Haydn was composing this mass while Nelson was fighting the battle of Aboukir on the Nile; when news of Napoleon’s defeat reached Vienna, people wept for joy. Haydn later studied the battle with keen interest, and he too thought it meant the end of Napoleon’s domination, but he could not have known of the battle until after the mass was finished. In September 1800, two years after the mass was first peformed, Nelson visited Eisenstadt and gave Haydn the watch he had worn at Aboukir. The composer gave him his quill pen in return. Nelson almost certainly heard then a performance of the ‘Nelson’ Mass, and this may be the real origin of the name by which the piece became known in Austria and Germany.
Haydn’s
Nelson Mass declares its challenging individuality straight away, with a unison descending D minor
arpeggio, punctuated by menacing trumpets in their lowest register, and gaining an ‘acidic’ character from the held chords on the organ. This is Haydn’s only mass in a minor key, and for a moment it may seem that he has returned to the tense world of his ‘Storm and Stress’ symphonies of 20 or more years before.

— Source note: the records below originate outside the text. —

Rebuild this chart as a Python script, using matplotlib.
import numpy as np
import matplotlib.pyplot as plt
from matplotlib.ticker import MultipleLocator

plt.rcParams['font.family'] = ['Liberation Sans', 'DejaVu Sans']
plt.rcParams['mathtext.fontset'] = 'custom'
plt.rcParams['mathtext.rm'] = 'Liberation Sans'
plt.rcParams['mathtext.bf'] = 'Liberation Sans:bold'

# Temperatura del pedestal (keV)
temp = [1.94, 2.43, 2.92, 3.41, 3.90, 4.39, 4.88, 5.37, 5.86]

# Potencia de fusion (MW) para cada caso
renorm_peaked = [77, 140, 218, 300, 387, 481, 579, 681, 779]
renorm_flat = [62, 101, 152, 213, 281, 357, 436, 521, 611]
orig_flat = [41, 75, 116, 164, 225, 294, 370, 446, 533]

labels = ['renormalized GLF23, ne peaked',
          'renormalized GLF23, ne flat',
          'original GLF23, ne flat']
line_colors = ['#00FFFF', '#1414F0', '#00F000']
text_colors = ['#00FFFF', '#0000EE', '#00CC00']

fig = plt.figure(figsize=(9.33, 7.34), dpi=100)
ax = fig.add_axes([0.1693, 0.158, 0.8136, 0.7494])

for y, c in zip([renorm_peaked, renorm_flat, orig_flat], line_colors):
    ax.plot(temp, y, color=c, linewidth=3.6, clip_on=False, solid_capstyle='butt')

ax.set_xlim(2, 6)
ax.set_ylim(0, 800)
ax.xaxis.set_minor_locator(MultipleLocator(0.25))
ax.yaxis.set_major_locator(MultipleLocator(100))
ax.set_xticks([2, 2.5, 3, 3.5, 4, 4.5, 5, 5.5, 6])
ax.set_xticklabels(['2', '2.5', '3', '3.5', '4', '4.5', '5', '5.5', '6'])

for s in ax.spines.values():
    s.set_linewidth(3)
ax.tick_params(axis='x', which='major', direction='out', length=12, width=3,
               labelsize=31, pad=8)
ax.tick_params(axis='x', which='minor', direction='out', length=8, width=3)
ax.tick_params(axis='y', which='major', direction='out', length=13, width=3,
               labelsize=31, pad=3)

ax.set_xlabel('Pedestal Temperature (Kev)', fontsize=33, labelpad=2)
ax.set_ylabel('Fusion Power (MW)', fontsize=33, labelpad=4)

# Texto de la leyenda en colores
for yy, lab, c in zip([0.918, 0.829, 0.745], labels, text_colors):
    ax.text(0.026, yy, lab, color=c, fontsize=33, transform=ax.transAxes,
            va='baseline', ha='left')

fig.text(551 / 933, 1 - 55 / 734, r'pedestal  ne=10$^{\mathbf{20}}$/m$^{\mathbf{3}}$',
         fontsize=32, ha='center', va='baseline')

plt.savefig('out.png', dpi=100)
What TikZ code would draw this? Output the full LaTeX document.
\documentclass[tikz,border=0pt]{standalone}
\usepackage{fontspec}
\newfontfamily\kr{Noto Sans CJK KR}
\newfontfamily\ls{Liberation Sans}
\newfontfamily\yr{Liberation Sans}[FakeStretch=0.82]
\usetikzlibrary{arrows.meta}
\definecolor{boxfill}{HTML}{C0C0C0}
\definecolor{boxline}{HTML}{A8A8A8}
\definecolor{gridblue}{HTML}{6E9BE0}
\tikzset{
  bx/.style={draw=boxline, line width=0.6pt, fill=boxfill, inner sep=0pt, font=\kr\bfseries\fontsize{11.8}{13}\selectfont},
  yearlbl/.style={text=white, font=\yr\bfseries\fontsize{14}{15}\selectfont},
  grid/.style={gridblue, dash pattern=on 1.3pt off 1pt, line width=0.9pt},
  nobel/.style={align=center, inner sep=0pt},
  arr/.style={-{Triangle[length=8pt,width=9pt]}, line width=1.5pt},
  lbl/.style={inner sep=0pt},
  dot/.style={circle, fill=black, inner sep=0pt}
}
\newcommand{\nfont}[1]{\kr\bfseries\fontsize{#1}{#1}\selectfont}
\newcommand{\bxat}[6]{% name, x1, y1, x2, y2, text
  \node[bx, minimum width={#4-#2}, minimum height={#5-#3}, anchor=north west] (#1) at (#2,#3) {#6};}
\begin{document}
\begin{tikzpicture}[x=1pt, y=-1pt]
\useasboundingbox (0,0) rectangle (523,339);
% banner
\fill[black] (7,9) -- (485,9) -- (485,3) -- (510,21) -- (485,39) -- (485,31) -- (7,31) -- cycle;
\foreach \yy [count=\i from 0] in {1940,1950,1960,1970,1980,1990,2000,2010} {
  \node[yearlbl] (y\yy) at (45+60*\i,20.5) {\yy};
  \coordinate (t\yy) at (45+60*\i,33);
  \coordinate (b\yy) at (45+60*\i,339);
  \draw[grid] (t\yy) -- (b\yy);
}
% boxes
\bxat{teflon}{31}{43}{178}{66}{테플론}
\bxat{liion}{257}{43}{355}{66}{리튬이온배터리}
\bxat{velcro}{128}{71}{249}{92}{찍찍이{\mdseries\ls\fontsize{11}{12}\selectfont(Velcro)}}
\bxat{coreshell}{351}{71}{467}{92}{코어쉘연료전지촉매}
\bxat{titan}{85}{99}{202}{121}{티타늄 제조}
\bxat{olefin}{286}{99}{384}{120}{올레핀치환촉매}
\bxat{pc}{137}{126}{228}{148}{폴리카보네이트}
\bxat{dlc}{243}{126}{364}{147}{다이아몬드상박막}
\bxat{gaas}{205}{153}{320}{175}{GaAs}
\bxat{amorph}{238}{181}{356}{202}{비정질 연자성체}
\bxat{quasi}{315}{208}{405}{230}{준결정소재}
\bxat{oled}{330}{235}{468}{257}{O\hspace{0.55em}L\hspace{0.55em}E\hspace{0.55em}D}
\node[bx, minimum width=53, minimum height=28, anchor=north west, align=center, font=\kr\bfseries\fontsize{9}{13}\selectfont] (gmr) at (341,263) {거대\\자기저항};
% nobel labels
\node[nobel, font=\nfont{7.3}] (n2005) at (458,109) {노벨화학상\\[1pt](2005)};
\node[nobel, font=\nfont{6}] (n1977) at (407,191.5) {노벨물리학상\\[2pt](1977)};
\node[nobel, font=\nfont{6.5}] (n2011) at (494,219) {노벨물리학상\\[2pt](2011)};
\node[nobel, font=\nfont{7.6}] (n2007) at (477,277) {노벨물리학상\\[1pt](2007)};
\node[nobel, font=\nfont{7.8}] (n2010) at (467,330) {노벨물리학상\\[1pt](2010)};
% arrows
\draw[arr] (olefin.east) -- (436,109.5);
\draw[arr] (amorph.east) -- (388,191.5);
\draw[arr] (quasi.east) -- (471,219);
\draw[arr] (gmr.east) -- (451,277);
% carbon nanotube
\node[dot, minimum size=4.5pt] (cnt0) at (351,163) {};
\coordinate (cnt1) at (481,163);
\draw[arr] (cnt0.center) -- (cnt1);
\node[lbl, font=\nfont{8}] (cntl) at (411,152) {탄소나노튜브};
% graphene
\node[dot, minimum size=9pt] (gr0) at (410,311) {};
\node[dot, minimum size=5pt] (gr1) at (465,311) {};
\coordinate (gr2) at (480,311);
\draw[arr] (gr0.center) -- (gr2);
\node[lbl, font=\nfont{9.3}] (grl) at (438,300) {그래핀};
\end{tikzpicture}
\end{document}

The difference is in the greater breadth of phrase and of harmonic movement. Haydn has found a settled sureness of style, symphonic, but able to be turned to any purpose. The
Nelson Mass, and its immediate predecessor,
The Creation, are very different, but equally sure in their unforced originality.

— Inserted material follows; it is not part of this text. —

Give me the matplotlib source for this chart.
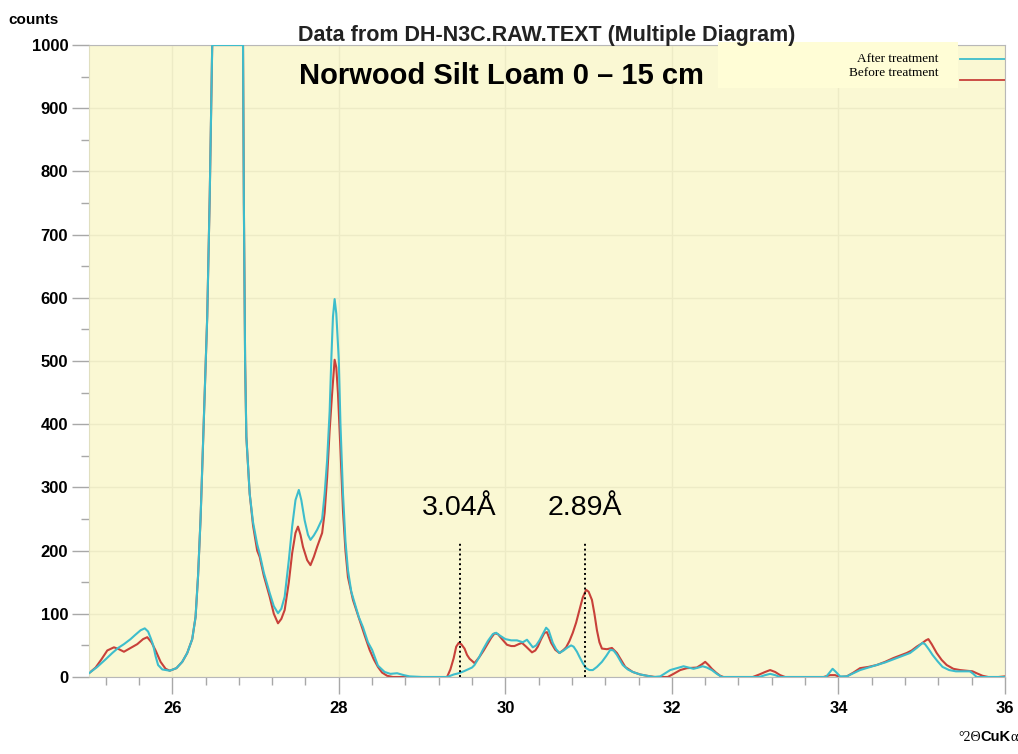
import matplotlib
matplotlib.use("Agg")
import matplotlib.pyplot as plt
from matplotlib.lines import Line2D
from matplotlib.ticker import MultipleLocator

# XRD scan, counts vs 2-theta (Cu K-alpha); main quartz peak is capped at full scale
before_2theta = [25.00, 25.08, 25.15, 25.22, 25.30, 25.36, 25.42, 25.50, 25.58, 25.65,
                 25.70, 25.75, 25.80, 25.86, 25.92, 25.97, 26.05, 26.12, 26.18, 26.24,
                 26.28, 26.31, 26.34, 26.37, 26.42, 26.45, 26.48, 26.60, 26.72, 26.85,
                 26.86, 26.875, 26.89, 26.93, 26.97, 27.02, 27.05, 27.10, 27.17, 27.22,
                 27.27, 27.31, 27.35, 27.40, 27.44, 27.48, 27.51, 27.54, 27.57, 27.62,
                 27.66, 27.70, 27.74, 27.80, 27.83, 27.86, 27.89, 27.92, 27.95, 27.97,
                 27.99, 28.02, 28.05, 28.08, 28.11, 28.17, 28.25, 28.31, 28.37, 28.42,
                 28.47, 28.52, 28.58, 28.65, 29.00, 29.30, 29.34, 29.38, 29.41, 29.44,
                 29.47, 29.51, 29.54, 29.57, 29.63, 29.69, 29.74, 29.78, 29.83, 29.87,
                 29.91, 29.96, 30.02, 30.07, 30.11, 30.16, 30.20, 30.25, 30.32, 30.36,
                 30.39, 30.43, 30.47, 30.50, 30.55, 30.60, 30.65, 30.70, 30.73, 30.77,
                 30.81, 30.85, 30.89, 30.93, 30.97, 31.00, 31.04, 31.07, 31.10, 31.13,
                 31.16, 31.22, 31.28, 31.34, 31.39, 31.44, 31.53, 31.62, 31.70, 31.80,
                 31.95, 32.02, 32.10, 32.18, 32.30, 32.36, 32.40, 32.44, 32.48, 32.53,
                 32.58, 32.62, 32.97, 33.05, 33.12, 33.18, 33.24, 33.30, 33.36, 33.82,
                 33.90, 33.96, 34.02, 34.10, 34.18, 34.26, 34.36, 34.46, 34.56, 34.66,
                 34.74, 34.82, 34.88, 34.94, 35.00, 35.05, 35.08, 35.12, 35.18, 35.24,
                 35.30, 35.38, 35.46, 35.54, 35.61, 35.66, 35.73, 35.80, 35.92, 36.00]
before_counts = [6, 15, 28, 42, 47, 44, 40, 46, 52, 60,
                 63, 55, 42, 24, 13, 10, 14, 24, 38, 60,
                 95, 160, 250, 370, 570, 760, 1000, 1000, 1000, 1000,
                 750, 500, 380, 290, 240, 200, 190, 160, 127, 100,
                 85, 92, 106, 150, 196, 228, 238, 225, 206, 185,
                 177, 190, 206, 228, 260, 316, 390, 449, 502, 490,
                 449, 360, 264, 200, 158, 122, 90, 66, 43, 28,
                 16, 7, 2, 0, 0, 0, 12, 30, 48, 54,
                 52, 45, 35, 29, 22, 32, 42, 51, 62, 69,
                 68, 60, 51, 49, 49, 52, 54, 48, 39, 42,
                 48, 60, 70, 71, 54, 43, 38, 43, 47, 57,
                 70, 86, 106, 126, 138, 135, 122, 100, 74, 55,
                 45, 44, 46, 38, 27, 16, 8, 4, 2, 0,
                 0, 5, 11, 14, 15, 20, 24, 19, 13, 7,
                 2, 0, 0, 4, 8, 11, 8, 3, 0, 0,
                 3, 3, 0, 1, 7, 14, 16, 19, 24, 30,
                 34, 38, 42, 48, 53, 58, 60, 52, 38, 27,
                 19, 13, 11, 10, 9, 6, 2, 0, 0, 1]

after_2theta = [25.00, 25.10, 25.20, 25.28, 25.35, 25.42, 25.50, 25.55, 25.62, 25.67,
                25.71, 25.74, 25.77, 25.80, 25.83, 25.88, 25.97, 26.05, 26.12, 26.18,
                26.24, 26.28, 26.31, 26.34, 26.37, 26.42, 26.45, 26.48, 26.60, 26.72,
                26.85, 26.86, 26.875, 26.89, 26.93, 26.97, 27.02, 27.05, 27.10, 27.17,
                27.22, 27.27, 27.31, 27.35, 27.40, 27.44, 27.48, 27.52, 27.55, 27.59,
                27.63, 27.66, 27.70, 27.74, 27.80, 27.83, 27.86, 27.89, 27.91, 27.93,
                27.95, 27.97, 28.00, 28.02, 28.05, 28.08, 28.11, 28.15, 28.19, 28.24,
                28.29, 28.35, 28.40, 28.47, 28.55, 28.62, 28.70, 28.78, 28.85, 29.00,
                29.30, 29.38, 29.44, 29.50, 29.55, 29.60, 29.63, 29.68, 29.73, 29.79,
                29.85, 29.89, 29.93, 30.00, 30.07, 30.14, 30.21, 30.26, 30.30, 30.33,
                30.37, 30.41, 30.45, 30.49, 30.52, 30.57, 30.61, 30.65, 30.70, 30.75,
                30.79, 30.82, 30.86, 30.89, 30.93, 30.97, 31.01, 31.05, 31.10, 31.16,
                31.21, 31.26, 31.30, 31.34, 31.38, 31.41, 31.47, 31.53, 31.62, 31.70,
                31.78, 31.86, 31.92, 31.98, 32.06, 32.14, 32.20, 32.26, 32.32, 32.37,
                32.42, 32.48, 32.54, 32.60, 33.05, 33.12, 33.18, 33.24, 33.30, 33.85,
                33.90, 33.93, 33.97, 34.02, 34.10, 34.18, 34.26, 34.36, 34.46, 34.56,
                34.66, 34.74, 34.86, 34.94, 35.01, 35.04, 35.09, 35.13, 35.19, 35.25,
                35.33, 35.41, 35.50, 35.58, 35.62, 35.66, 36.00]
after_counts = [6, 16, 28, 38, 46, 52, 60, 66, 74, 77,
                72, 62, 51, 33, 19, 12, 10, 14, 24, 38,
                60, 95, 160, 250, 370, 570, 760, 1000, 1000, 1000,
                1000, 750, 500, 380, 290, 245, 210, 195, 165, 133,
                112, 101, 108, 127, 185, 238, 280, 296, 280, 248,
                225, 217, 224, 233, 250, 290, 343, 420, 502, 570,
                598, 575, 502, 400, 291, 215, 169, 135, 117, 95,
                79, 55, 43, 18, 8, 5, 6, 3, 1, 0,
                0, 4, 6, 9, 12, 15, 19, 30, 43, 57,
                68, 70, 66, 60, 58, 58, 55, 59, 52, 47,
                50, 58, 68, 78, 74, 54, 44, 38, 42, 47,
                50, 48, 40, 32, 22, 14, 11, 11, 16, 24,
                33, 43, 42, 35, 26, 19, 12, 8, 4, 2,
                0, 1, 6, 11, 14, 17, 15, 13, 15, 17,
                15, 11, 5, 0, 0, 3, 5, 3, 0, 0,
                8, 13, 8, 1, 1, 6, 11, 15, 19, 23,
                28, 32, 38, 46, 54, 52, 43, 35, 25, 16,
                11, 9, 9, 9, 5, 0, 0]

marker_2theta = [29.45, 30.96]
marker_labels = ["3.04Å", "2.89Å"]
marker_top = 215
label_base = 256

bg = "#faf8d3"
cyan = "#3dbdcc"
red = "#c8413a"
sans = "Liberation Sans"
serif = "Liberation Serif"

fig = plt.figure(figsize=(10.18, 7.54), dpi=100)
ax = fig.add_axes([0.0874, 0.1021, 0.8998, 0.8382])
ax.set_facecolor(bg)

ax.plot(after_2theta, after_counts, color=cyan, lw=1.5, zorder=3)
ax.plot(before_2theta, before_counts, color=red, lw=1.5, zorder=2)

ax.set_xlim(25, 36)
ax.set_ylim(0, 1000)

ax.xaxis.set_major_locator(MultipleLocator(2))
ax.xaxis.set_minor_locator(MultipleLocator(0.4))
ax.yaxis.set_major_locator(MultipleLocator(100))
ax.yaxis.set_minor_locator(MultipleLocator(50))
ax.tick_params(which="major", length=12, width=1, color="#a8a8a8", direction="out")
ax.tick_params(which="minor", length=6, width=1, color="#a8a8a8", direction="out")
ax.tick_params(axis="x", which="major", pad=5)
ax.tick_params(axis="y", which="major", pad=3)
for lab in ax.get_xticklabels() + ax.get_yticklabels():
    lab.set_fontfamily(sans)
    lab.set_fontweight("bold")
    lab.set_fontsize(12)

ax.grid(True, which="major", color="#edebc6", lw=1)
ax.set_axisbelow(True)
for side in ["top", "right", "bottom"]:
    ax.spines[side].set_color("#b8b8b8")
ax.spines["left"].set_color("#e0dfc0")

# d-spacing markers
ax.vlines(marker_2theta, 0, marker_top, colors="black", linestyles=(0, (1, 1.5)), lw=1.4, zorder=4)
for x, lab in zip(marker_2theta, marker_labels):
    ax.text(x, label_base, lab, ha="center", va="baseline", fontsize=20.5, family=sans)

# legend panel in the upper right
ax.add_patch(plt.Rectangle((0.687, 0.932), 0.262, 0.073, transform=ax.transAxes,
                           facecolor="#fffdd6", edgecolor="none", zorder=5, clip_on=False))
ax.text(0.927, 0.978, "After treatment", transform=ax.transAxes, ha="right", va="center",
        fontsize=9.5, family=serif, zorder=6)
ax.text(0.927, 0.956, "Before treatment", transform=ax.transAxes, ha="right", va="center",
        fontsize=9.5, family=serif, zorder=6)
ax.add_line(Line2D([0.951, 1.0], [0.978, 0.978], transform=ax.transAxes, color=cyan, lw=1.3, zorder=6))
ax.add_line(Line2D([0.951, 1.0], [0.945, 0.945], transform=ax.transAxes, color=red, lw=1.3, zorder=6))

ax.text(0.229, 0.951, "Norwood Silt Loam 0 – 15 cm", transform=ax.transAxes, ha="left",
        va="center", fontsize=21, fontweight="bold", family=sans, zorder=6)

fig.text(0.537, 0.953, "Data from DH-N3C.RAW.TEXT (Multiple Diagram)", ha="center",
         va="center", fontsize=15.5, fontweight="bold", family=sans, color="#222222")
fig.text(0.008, 0.973, "counts", ha="left", va="center", fontsize=11, fontweight="bold", family=sans)

# axis unit at the lower right
t1 = fig.text(0.941, 0.017, "°2Θ", ha="left", va="baseline", fontsize=10, family=serif)
t2 = ax.annotate("CuK", xy=(1, 0), xycoords=t1, va="bottom", ha="left",
                 fontsize=10.5, fontweight="bold", family=sans)
ax.annotate("α", xy=(1, 0), xycoords=t2, va="bottom", ha="left", fontsize=10.5, family=serif)

fig.savefig("out.png", dpi=100)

The trumpets, though first sounded low, are high ‘clarino’ trumpets. By the time voices come in, we have heard the full instrumental complement of this mass: three trumpets, kettledrums, strings and organ. Soon we will discover that the organ has a solo,
concertante part in many places. This unusual instrumentation was a necessity: in 1797 the Prince had dismissed the wind ensemble which played at the castle of Eisenstadt and reinforced the court orchestra. When this mass was first published, the solo organ part had been eliminated and replaced by oboes and bassoons, along with many other alterations. Haydn himself never revised or rescored this mass. He knew his instrumentation was exceptional, and was not worried by the reaction of contemporaries who found the music ‘noisy’. The organ part, which he played himself, was designed to show off the organ in Eisenstadt’s Stadtpfarrkirche, the church where the mass was first performed on 23 September 1798. Modern editions of the
Nelson Mass, such as the one for tonight’s performance, return to Haydn’s original intentions.
The
Kyrie immediately reveals the dramatic and symphonic character of this mass, as the soprano soloist leads from the opening themes of this urgent prayer for mercy to an exciting sonata-form development of these figures. She then reappears with thrilling effect soaring on elaborate runs over the reprise of the opening by chorus and orchestra. The soprano also leads off the
Gloria with the music which returns to knit it together. A cheerfully affirmative movement in D major, this music moves away from the oppressed character of the
Kyrie. ‘Laudamus te’ is set to unison off-beat phrases, marked by sforzandi. ‘Qui tollis’ is a bass solo beginning with a phrase broadly spanning a downwards octave, answered by the strings gracefully turning upwards. At ‘Miserere nobis’ the organ plays its first conspicuous solo. These ideas are built into a rising supplication for mercy, a tension released by the return of the
Gloria theme, set to the words of the ‘Quoniam’. The
coda to the whole movement is an exciting fugue on the words ‘In gloria Dei Patris, Amen.’
The
Credo begins with a relentless twopart canon at the fifth; ‘Et incarnatus’ brings a touching contrast in a graceful Rococo solo, a hymn to the Virgin which links this mass with Mozart’s Litanies. Haydn’s account of the Passion is in tense chromatic unison phrases, joined by fanfares; the music becomes halting and quiet. The outburst at ‘Et resurrexit’ is punctuated by dramatically placed pauses in a headlong rush. Throughout the monotone chanting of the articles of faith, tension is built by repetition and brilliant string figuration, finally blooming into an ecstatic vision by the soprano soloist of the life of the world to come.
A concise
Sanctus emerges from and returns to silence – an island of contemplation. Hairpin dynamics in the choir’s singing are reminiscent of ‘Chaos’ from
The Creation, and punctuated by a staccato thud from trumpets and timpani. The
Osanna shows a masterly handling of tension and relaxation. Perhaps the
Benedictus is the most remarkable movement of all: an orchestral procession, ever more detailed and elaborate, given touches of unease by rests and soft trumpet notes. Then, after some wonderfully rich alternations of solo quartet and choir, comes what the great Haydn authority H.C. Robbins Landon calls ‘the boldest and most powerful music in the whole of Haydn’: a bar’s rest, then a tremendous warlike hammering of the note D by trumpets, drums, and chorus, as though Europe were pleading for a saviour from the ravages of war. The conclusion of the mass in the
Agnus Dei and ‘Dona nobis pacem’ is typical of the whole, combining brilliance, rhetoric (in the solo soprano’s recitative-like passage), learning (the fugue) and sombre dramatic force, the rhythms at once exuberant and uneasy.
© David Garrett 2002
Year of Composition:
1798.
First WASO Performance:
1964; Frank Callaway, conductor. With the West Australian Choral Society.
Instrumentation:
one flute, two oboes, two clarinets, bassoon, two horns, three trumpets, timpani, organ and strings.